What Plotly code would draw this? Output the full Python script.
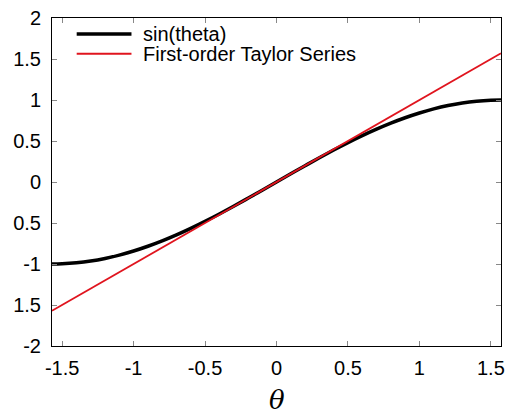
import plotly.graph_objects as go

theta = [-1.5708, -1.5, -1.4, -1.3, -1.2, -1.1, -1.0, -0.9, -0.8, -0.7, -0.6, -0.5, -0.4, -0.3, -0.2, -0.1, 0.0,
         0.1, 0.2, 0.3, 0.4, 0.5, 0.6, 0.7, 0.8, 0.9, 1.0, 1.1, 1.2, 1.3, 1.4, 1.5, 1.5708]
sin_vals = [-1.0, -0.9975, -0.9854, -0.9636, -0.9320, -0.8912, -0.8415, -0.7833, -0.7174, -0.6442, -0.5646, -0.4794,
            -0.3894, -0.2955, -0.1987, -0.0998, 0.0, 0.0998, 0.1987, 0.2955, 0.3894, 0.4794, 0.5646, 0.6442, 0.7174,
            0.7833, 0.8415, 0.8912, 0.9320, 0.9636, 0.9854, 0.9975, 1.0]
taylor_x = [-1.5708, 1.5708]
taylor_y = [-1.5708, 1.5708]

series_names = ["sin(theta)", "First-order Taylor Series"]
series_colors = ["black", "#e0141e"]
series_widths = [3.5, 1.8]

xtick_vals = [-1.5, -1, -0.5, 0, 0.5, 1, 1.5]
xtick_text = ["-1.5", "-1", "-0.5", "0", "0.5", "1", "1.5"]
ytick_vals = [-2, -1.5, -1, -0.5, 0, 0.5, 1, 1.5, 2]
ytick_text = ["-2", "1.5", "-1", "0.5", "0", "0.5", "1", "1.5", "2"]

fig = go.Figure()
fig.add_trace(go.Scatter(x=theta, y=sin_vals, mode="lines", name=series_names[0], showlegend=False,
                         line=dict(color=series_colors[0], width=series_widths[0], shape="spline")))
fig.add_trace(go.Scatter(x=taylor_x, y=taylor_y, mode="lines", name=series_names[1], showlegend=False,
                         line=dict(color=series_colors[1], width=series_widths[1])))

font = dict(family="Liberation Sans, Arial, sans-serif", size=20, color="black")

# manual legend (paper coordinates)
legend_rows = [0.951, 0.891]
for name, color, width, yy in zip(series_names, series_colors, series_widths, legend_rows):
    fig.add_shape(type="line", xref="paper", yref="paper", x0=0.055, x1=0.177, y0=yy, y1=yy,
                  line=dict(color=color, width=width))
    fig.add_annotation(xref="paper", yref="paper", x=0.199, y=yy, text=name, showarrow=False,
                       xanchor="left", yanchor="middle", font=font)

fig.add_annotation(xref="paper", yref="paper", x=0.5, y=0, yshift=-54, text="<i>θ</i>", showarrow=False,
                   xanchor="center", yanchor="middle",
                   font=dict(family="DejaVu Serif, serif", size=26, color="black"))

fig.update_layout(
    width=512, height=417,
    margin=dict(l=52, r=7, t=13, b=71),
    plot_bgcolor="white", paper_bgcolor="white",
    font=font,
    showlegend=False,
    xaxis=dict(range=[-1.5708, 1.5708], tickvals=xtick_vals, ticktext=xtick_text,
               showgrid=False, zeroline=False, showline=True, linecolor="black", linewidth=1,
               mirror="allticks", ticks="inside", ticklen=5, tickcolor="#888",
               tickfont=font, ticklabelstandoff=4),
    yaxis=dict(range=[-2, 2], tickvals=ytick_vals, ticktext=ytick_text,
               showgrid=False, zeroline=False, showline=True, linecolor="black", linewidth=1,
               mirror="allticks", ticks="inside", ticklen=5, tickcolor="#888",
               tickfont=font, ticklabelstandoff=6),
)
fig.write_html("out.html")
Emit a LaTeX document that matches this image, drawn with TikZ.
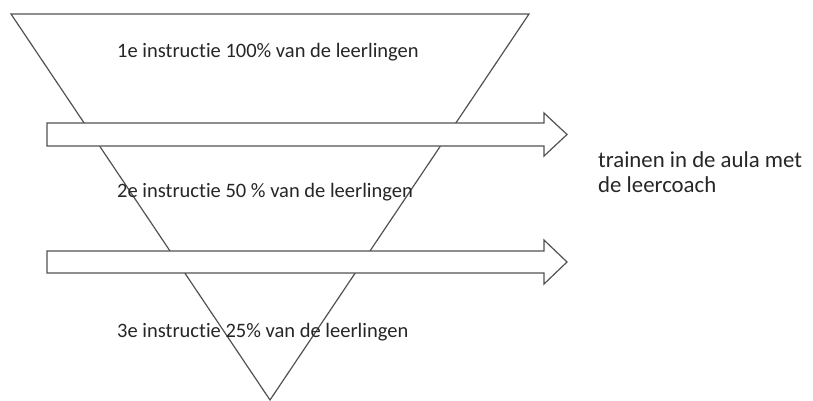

________________________

» **PROBLEM TO WORK ON**
Give nothing but the number of lines containing the string "this".

» **OUTPUT BELOW**
2